Start Records

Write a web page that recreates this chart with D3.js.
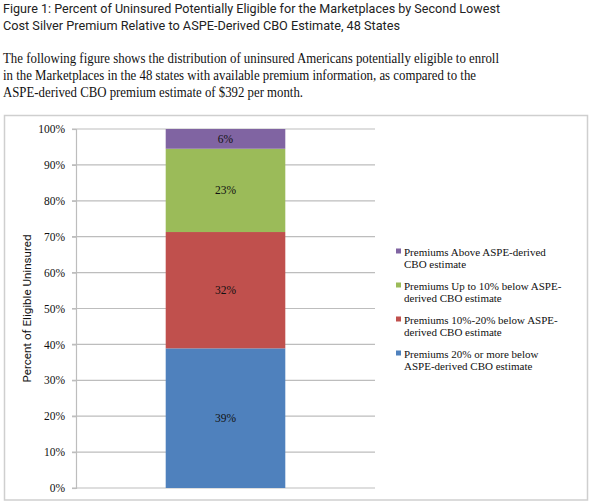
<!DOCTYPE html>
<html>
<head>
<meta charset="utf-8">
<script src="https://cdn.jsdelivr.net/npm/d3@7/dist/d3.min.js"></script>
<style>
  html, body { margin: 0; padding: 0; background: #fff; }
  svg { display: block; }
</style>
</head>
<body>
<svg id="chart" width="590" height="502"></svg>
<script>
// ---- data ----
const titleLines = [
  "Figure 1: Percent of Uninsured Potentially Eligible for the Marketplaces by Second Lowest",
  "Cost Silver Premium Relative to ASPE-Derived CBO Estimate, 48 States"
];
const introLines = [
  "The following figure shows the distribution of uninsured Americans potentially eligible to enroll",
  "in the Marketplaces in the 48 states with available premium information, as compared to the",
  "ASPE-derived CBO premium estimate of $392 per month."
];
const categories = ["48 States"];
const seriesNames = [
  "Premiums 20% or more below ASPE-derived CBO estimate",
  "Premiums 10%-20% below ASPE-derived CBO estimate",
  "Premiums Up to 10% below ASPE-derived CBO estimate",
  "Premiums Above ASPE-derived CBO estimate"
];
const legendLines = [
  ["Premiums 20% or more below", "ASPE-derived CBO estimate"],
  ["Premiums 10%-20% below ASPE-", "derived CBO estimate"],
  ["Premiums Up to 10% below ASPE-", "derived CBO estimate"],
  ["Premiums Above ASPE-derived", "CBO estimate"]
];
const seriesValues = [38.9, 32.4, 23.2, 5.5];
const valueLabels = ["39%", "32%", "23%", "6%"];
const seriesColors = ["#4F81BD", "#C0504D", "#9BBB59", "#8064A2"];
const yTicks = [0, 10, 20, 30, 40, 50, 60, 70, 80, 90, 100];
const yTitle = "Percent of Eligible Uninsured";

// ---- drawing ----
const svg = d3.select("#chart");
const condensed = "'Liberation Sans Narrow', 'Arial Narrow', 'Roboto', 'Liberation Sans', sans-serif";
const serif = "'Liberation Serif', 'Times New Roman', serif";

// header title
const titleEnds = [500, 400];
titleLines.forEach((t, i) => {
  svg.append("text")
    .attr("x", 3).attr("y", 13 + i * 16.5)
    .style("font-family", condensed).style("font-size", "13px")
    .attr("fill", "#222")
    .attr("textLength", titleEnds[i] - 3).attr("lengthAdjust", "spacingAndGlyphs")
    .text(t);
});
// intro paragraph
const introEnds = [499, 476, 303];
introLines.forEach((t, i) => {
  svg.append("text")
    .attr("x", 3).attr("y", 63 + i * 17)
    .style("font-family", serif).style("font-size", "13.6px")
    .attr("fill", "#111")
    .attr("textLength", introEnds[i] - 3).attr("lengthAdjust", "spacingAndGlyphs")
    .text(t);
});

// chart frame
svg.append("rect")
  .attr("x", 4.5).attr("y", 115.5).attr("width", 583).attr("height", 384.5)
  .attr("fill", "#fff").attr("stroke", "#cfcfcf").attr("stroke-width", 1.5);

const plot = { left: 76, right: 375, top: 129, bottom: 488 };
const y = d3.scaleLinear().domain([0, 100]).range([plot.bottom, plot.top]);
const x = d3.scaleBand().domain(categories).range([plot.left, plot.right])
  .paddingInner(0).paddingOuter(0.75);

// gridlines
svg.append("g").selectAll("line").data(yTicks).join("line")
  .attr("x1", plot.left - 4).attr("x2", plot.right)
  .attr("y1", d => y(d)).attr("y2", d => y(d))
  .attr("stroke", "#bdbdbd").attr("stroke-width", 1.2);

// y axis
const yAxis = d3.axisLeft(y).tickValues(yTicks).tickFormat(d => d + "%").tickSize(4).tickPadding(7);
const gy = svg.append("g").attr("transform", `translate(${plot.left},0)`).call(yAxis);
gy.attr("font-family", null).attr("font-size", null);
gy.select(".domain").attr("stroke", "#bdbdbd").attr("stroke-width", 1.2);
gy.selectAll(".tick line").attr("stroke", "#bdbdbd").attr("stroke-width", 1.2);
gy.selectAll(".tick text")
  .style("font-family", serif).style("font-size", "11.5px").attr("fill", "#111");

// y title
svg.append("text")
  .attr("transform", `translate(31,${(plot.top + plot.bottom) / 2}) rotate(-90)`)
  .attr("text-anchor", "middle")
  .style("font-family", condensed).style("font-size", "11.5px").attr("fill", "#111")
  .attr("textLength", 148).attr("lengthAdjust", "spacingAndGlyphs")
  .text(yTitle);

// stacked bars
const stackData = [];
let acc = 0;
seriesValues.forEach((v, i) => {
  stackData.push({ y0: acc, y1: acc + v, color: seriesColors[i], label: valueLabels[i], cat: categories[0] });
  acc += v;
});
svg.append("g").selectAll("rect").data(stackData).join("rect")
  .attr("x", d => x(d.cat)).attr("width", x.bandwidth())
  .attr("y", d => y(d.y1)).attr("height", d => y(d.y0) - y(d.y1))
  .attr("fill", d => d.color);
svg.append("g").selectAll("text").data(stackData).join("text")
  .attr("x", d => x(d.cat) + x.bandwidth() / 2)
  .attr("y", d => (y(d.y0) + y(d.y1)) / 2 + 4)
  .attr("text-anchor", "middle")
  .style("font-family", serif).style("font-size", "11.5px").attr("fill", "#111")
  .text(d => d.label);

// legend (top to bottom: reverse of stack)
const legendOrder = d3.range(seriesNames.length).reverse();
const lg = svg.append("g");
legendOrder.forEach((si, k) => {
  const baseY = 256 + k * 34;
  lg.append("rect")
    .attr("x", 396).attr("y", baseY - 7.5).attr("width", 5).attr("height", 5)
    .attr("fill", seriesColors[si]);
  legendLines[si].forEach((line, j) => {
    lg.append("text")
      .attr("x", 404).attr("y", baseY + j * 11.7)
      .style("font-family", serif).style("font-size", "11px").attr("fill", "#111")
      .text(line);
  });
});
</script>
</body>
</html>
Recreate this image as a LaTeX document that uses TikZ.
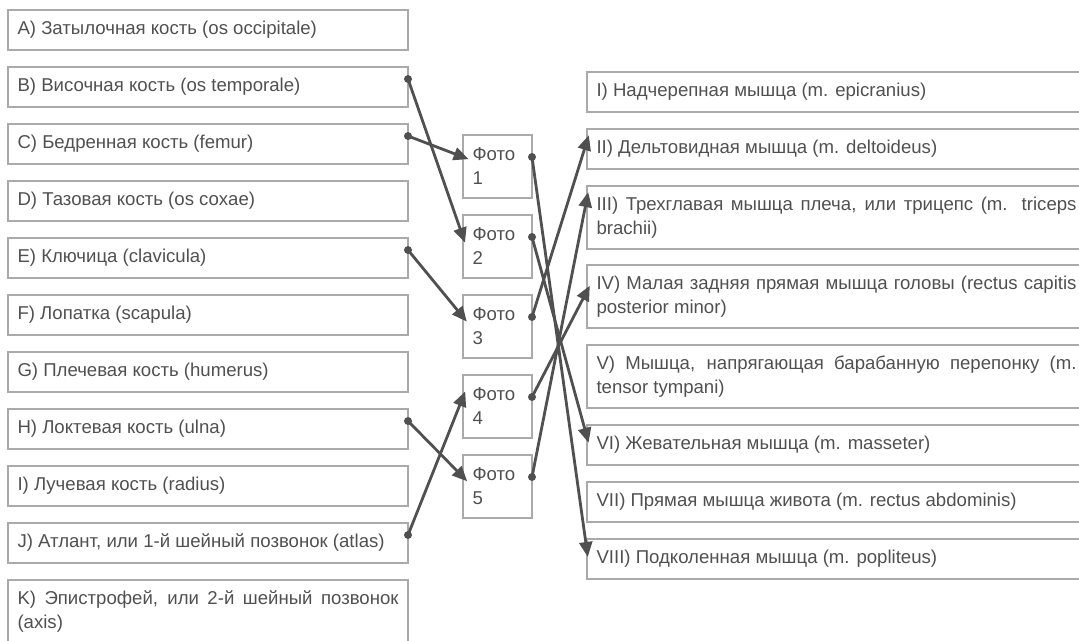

End Records

• **Exercise prompt**
Output each line exactly; omit every picture.

• **Finished task**
Write a web page that recreates this chart with D3.js.
<!DOCTYPE html>
<html>
<head>
<meta charset="utf-8">
<script src="https://cdn.jsdelivr.net/npm/d3@7/dist/d3.min.js"></script>
<style>
  html, body { margin: 0; padding: 0; background: #fff; }
  svg { display: block; }
</style>
</head>
<body>
<svg id="chart" width="590" height="502"></svg>
<script>
// ---- data ----
const titleLines = [
  "Figure 1: Percent of Uninsured Potentially Eligible for the Marketplaces by Second Lowest",
  "Cost Silver Premium Relative to ASPE-Derived CBO Estimate, 48 States"
];
const introLines = [
  "The following figure shows the distribution of uninsured Americans potentially eligible to enroll",
  "in the Marketplaces in the 48 states with available premium information, as compared to the",
  "ASPE-derived CBO premium estimate of $392 per month."
];
const categories = ["48 States"];
const seriesNames = [
  "Premiums 20% or more below ASPE-derived CBO estimate",
  "Premiums 10%-20% below ASPE-derived CBO estimate",
  "Premiums Up to 10% below ASPE-derived CBO estimate",
  "Premiums Above ASPE-derived CBO estimate"
];
const legendLines = [
  ["Premiums 20% or more below", "ASPE-derived CBO estimate"],
  ["Premiums 10%-20% below ASPE-", "derived CBO estimate"],
  ["Premiums Up to 10% below ASPE-", "derived CBO estimate"],
  ["Premiums Above ASPE-derived", "CBO estimate"]
];
const seriesValues = [38.9, 32.4, 23.2, 5.5];
const valueLabels = ["39%", "32%", "23%", "6%"];
const seriesColors = ["#4F81BD", "#C0504D", "#9BBB59", "#8064A2"];
const yTicks = [0, 10, 20, 30, 40, 50, 60, 70, 80, 90, 100];
const yTitle = "Percent of Eligible Uninsured";

// ---- drawing ----
const svg = d3.select("#chart");
const condensed = "'Liberation Sans Narrow', 'Arial Narrow', 'Roboto', 'Liberation Sans', sans-serif";
const serif = "'Liberation Serif', 'Times New Roman', serif";

// header title
const titleEnds = [500, 400];
titleLines.forEach((t, i) => {
  svg.append("text")
    .attr("x", 3).attr("y", 13 + i * 16.5)
    .style("font-family", condensed).style("font-size", "13px")
    .attr("fill", "#222")
    .attr("textLength", titleEnds[i] - 3).attr("lengthAdjust", "spacingAndGlyphs")
    .text(t);
});
// intro paragraph
const introEnds = [499, 476, 303];
introLines.forEach((t, i) => {
  svg.append("text")
    .attr("x", 3).attr("y", 63 + i * 17)
    .style("font-family", serif).style("font-size", "13.6px")
    .attr("fill", "#111")
    .attr("textLength", introEnds[i] - 3).attr("lengthAdjust", "spacingAndGlyphs")
    .text(t);
});

// chart frame
svg.append("rect")
  .attr("x", 4.5).attr("y", 115.5).attr("width", 583).attr("height", 384.5)
  .attr("fill", "#fff").attr("stroke", "#cfcfcf").attr("stroke-width", 1.5);

const plot = { left: 76, right: 375, top: 129, bottom: 488 };
const y = d3.scaleLinear().domain([0, 100]).range([plot.bottom, plot.top]);
const x = d3.scaleBand().domain(categories).range([plot.left, plot.right])
  .paddingInner(0).paddingOuter(0.75);

// gridlines
svg.append("g").selectAll("line").data(yTicks).join("line")
  .attr("x1", plot.left - 4).attr("x2", plot.right)
  .attr("y1", d => y(d)).attr("y2", d => y(d))
  .attr("stroke", "#bdbdbd").attr("stroke-width", 1.2);

// y axis
const yAxis = d3.axisLeft(y).tickValues(yTicks).tickFormat(d => d + "%").tickSize(4).tickPadding(7);
const gy = svg.append("g").attr("transform", `translate(${plot.left},0)`).call(yAxis);
gy.attr("font-family", null).attr("font-size", null);
gy.select(".domain").attr("stroke", "#bdbdbd").attr("stroke-width", 1.2);
gy.selectAll(".tick line").attr("stroke", "#bdbdbd").attr("stroke-width", 1.2);
gy.selectAll(".tick text")
  .style("font-family", serif).style("font-size", "11.5px").attr("fill", "#111");

// y title
svg.append("text")
  .attr("transform", `translate(31,${(plot.top + plot.bottom) / 2}) rotate(-90)`)
  .attr("text-anchor", "middle")
  .style("font-family", condensed).style("font-size", "11.5px").attr("fill", "#111")
  .attr("textLength", 148).attr("lengthAdjust", "spacingAndGlyphs")
  .text(yTitle);

// stacked bars
const stackData = [];
let acc = 0;
seriesValues.forEach((v, i) => {
  stackData.push({ y0: acc, y1: acc + v, color: seriesColors[i], label: valueLabels[i], cat: categories[0] });
  acc += v;
});
svg.append("g").selectAll("rect").data(stackData).join("rect")
  .attr("x", d => x(d.cat)).attr("width", x.bandwidth())
  .attr("y", d => y(d.y1)).attr("height", d => y(d.y0) - y(d.y1))
  .attr("fill", d => d.color);
svg.append("g").selectAll("text").data(stackData).join("text")
  .attr("x", d => x(d.cat) + x.bandwidth() / 2)
  .attr("y", d => (y(d.y0) + y(d.y1)) / 2 + 4)
  .attr("text-anchor", "middle")
  .style("font-family", serif).style("font-size", "11.5px").attr("fill", "#111")
  .text(d => d.label);

// legend (top to bottom: reverse of stack)
const legendOrder = d3.range(seriesNames.length).reverse();
const lg = svg.append("g");
legendOrder.forEach((si, k) => {
  const baseY = 256 + k * 34;
  lg.append("rect")
    .attr("x", 396).attr("y", baseY - 7.5).attr("width", 5).attr("height", 5)
    .attr("fill", seriesColors[si]);
  legendLines[si].forEach((line, j) => {
    lg.append("text")
      .attr("x", 404).attr("y", baseY + j * 11.7)
      .style("font-family", serif).style("font-size", "11px").attr("fill", "#111")
      .text(line);
  });
});
</script>
</body>
</html>
Recreate this image as a LaTeX document that uses TikZ.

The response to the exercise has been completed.